**Stated problem**:
Leave out all pictures. Return exactly the lines from the top of the material through the line containing "(569,895) ellipse [x radius=121.9pt, y radius=127.5pt];".

**Information provided**:
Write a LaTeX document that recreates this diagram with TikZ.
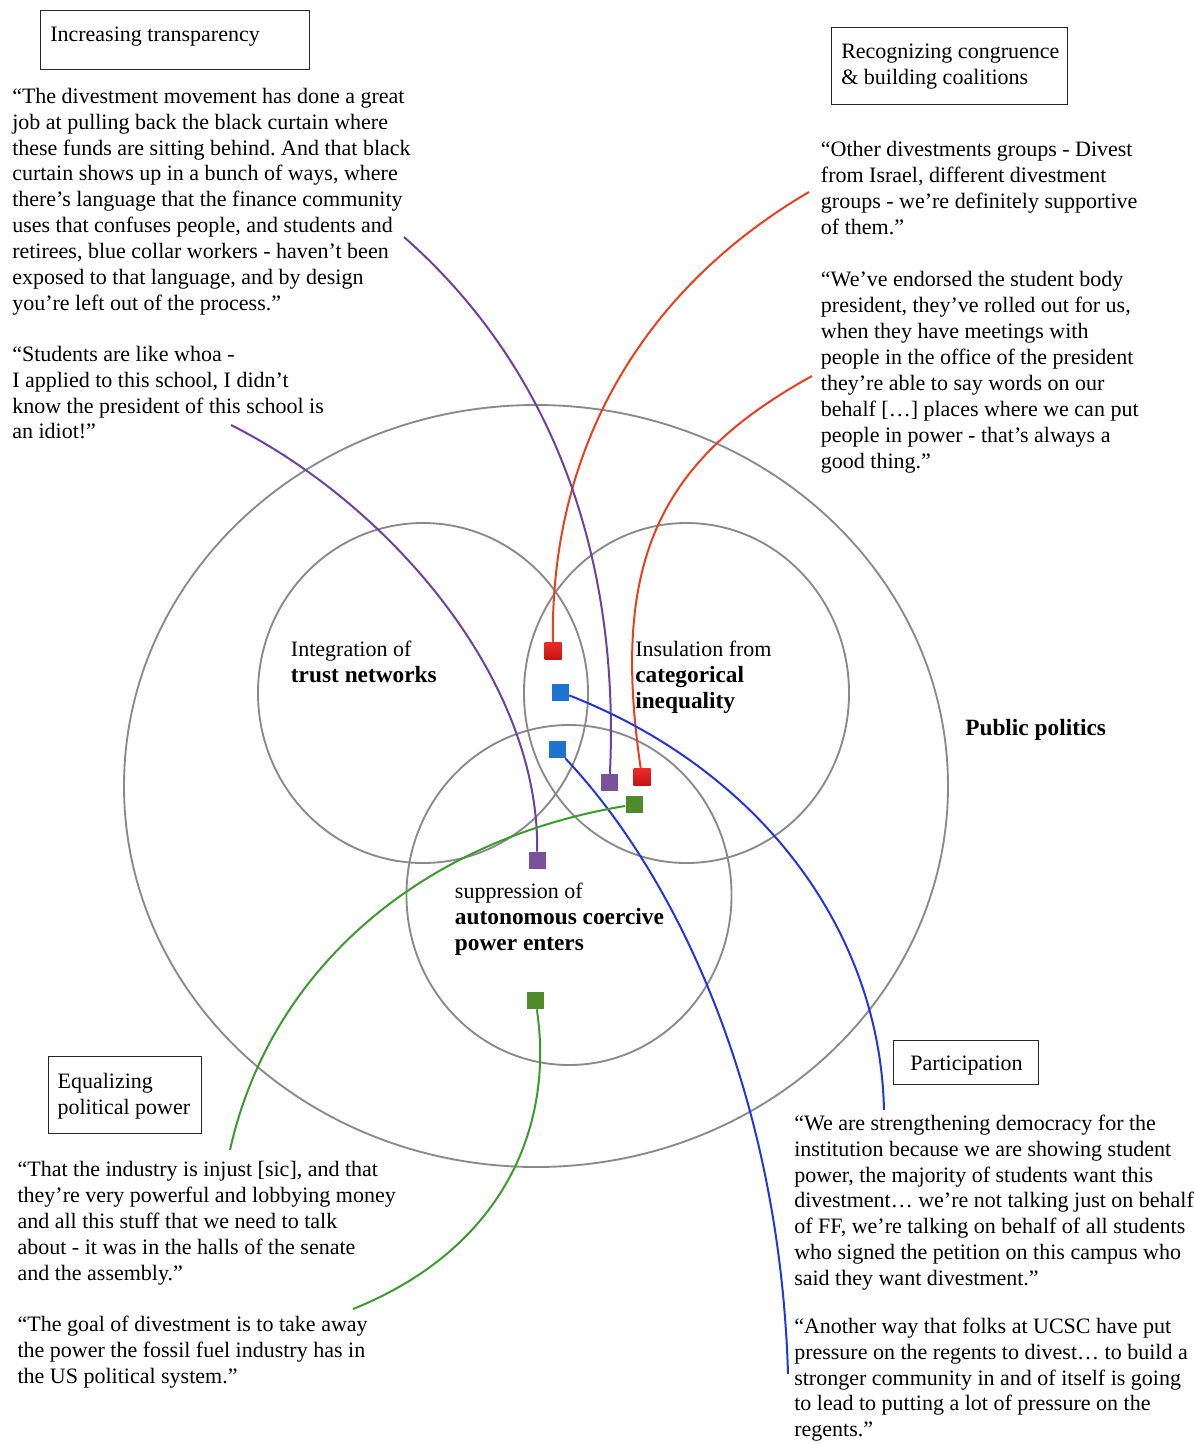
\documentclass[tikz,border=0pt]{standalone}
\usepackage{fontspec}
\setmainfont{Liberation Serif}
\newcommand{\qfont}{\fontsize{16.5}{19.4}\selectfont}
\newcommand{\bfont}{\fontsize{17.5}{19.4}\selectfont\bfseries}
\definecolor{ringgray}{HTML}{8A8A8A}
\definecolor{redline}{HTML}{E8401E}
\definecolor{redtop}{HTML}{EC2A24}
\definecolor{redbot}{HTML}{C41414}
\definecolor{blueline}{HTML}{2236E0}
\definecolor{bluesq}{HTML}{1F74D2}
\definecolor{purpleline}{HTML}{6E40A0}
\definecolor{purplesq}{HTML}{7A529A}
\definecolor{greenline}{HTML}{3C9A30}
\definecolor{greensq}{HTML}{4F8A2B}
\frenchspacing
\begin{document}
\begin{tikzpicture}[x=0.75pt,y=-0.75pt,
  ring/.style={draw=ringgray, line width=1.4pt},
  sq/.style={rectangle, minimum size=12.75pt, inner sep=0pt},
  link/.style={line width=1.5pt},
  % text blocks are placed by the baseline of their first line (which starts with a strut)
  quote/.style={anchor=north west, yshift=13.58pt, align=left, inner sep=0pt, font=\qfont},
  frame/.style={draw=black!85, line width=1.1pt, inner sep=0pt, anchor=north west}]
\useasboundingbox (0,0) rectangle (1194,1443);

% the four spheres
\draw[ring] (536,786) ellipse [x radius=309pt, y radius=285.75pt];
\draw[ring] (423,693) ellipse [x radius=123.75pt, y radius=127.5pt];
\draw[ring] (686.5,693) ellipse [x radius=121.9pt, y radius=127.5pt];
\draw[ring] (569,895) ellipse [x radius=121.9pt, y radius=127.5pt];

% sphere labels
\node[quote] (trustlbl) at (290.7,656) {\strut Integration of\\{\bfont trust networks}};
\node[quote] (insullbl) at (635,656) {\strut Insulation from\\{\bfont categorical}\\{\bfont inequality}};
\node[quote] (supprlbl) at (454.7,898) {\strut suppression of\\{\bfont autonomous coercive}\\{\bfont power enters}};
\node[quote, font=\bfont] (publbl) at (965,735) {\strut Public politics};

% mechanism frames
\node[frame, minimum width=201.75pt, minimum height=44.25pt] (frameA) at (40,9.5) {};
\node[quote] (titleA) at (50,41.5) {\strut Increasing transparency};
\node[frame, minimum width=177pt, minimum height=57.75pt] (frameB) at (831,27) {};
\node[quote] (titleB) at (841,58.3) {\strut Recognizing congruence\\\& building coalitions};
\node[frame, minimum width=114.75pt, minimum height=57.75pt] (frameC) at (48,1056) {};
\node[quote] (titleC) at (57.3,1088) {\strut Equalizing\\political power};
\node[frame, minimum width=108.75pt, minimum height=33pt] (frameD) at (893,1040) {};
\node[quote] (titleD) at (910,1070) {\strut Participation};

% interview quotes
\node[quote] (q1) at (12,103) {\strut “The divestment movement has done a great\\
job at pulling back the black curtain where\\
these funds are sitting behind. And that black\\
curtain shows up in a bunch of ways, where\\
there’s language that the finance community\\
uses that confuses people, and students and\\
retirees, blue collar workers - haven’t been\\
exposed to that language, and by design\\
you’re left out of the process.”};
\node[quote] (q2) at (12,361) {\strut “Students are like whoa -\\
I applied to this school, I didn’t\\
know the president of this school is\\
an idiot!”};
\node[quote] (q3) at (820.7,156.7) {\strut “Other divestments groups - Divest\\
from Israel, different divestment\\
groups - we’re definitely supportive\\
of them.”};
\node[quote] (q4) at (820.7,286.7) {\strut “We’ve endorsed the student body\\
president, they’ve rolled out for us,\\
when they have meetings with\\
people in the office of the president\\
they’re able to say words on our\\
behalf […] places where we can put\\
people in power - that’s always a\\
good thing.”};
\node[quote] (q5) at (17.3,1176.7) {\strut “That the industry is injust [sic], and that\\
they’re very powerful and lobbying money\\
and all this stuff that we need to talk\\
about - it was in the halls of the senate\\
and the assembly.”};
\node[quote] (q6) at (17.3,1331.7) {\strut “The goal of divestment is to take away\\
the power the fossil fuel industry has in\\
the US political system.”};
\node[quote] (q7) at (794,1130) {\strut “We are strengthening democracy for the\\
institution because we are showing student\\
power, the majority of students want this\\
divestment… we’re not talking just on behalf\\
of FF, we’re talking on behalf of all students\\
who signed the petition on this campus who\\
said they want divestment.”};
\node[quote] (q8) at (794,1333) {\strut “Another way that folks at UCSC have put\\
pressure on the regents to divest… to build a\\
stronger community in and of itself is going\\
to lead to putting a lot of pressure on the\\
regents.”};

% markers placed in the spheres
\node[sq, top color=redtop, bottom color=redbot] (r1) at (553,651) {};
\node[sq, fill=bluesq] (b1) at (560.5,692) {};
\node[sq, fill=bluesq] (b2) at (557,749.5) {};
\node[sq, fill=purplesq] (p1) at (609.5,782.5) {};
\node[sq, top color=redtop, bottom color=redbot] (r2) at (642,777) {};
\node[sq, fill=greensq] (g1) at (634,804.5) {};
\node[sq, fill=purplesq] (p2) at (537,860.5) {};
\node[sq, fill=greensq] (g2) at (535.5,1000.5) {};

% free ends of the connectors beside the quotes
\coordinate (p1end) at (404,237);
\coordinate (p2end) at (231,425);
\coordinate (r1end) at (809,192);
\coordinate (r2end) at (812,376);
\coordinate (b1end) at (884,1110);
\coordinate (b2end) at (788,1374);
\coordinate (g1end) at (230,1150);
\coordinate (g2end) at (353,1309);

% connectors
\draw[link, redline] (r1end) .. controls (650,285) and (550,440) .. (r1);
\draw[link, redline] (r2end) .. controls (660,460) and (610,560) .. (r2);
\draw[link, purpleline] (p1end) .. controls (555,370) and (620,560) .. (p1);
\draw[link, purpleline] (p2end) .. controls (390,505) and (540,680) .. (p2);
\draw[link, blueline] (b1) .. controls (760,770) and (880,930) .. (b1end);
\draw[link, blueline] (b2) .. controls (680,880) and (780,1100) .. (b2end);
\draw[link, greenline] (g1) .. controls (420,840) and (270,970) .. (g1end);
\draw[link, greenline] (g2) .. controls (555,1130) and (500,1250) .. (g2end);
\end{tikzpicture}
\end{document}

**Task result**:
Write a LaTeX document that recreates this diagram with TikZ.
\documentclass[tikz,border=0pt]{standalone}
\usepackage{fontspec}
\setmainfont{Liberation Serif}
\newcommand{\qfont}{\fontsize{16.5}{19.4}\selectfont}
\newcommand{\bfont}{\fontsize{17.5}{19.4}\selectfont\bfseries}
\definecolor{ringgray}{HTML}{8A8A8A}
\definecolor{redline}{HTML}{E8401E}
\definecolor{redtop}{HTML}{EC2A24}
\definecolor{redbot}{HTML}{C41414}
\definecolor{blueline}{HTML}{2236E0}
\definecolor{bluesq}{HTML}{1F74D2}
\definecolor{purpleline}{HTML}{6E40A0}
\definecolor{purplesq}{HTML}{7A529A}
\definecolor{greenline}{HTML}{3C9A30}
\definecolor{greensq}{HTML}{4F8A2B}
\frenchspacing
\begin{document}
\begin{tikzpicture}[x=0.75pt,y=-0.75pt,
  ring/.style={draw=ringgray, line width=1.4pt},
  sq/.style={rectangle, minimum size=12.75pt, inner sep=0pt},
  link/.style={line width=1.5pt},
  % text blocks are placed by the baseline of their first line (which starts with a strut)
  quote/.style={anchor=north west, yshift=13.58pt, align=left, inner sep=0pt, font=\qfont},
  frame/.style={draw=black!85, line width=1.1pt, inner sep=0pt, anchor=north west}]
\useasboundingbox (0,0) rectangle (1194,1443);

% the four spheres
\draw[ring] (536,786) ellipse [x radius=309pt, y radius=285.75pt];
\draw[ring] (423,693) ellipse [x radius=123.75pt, y radius=127.5pt];
\draw[ring] (686.5,693) ellipse [x radius=121.9pt, y radius=127.5pt];
\draw[ring] (569,895) ellipse [x radius=121.9pt, y radius=127.5pt];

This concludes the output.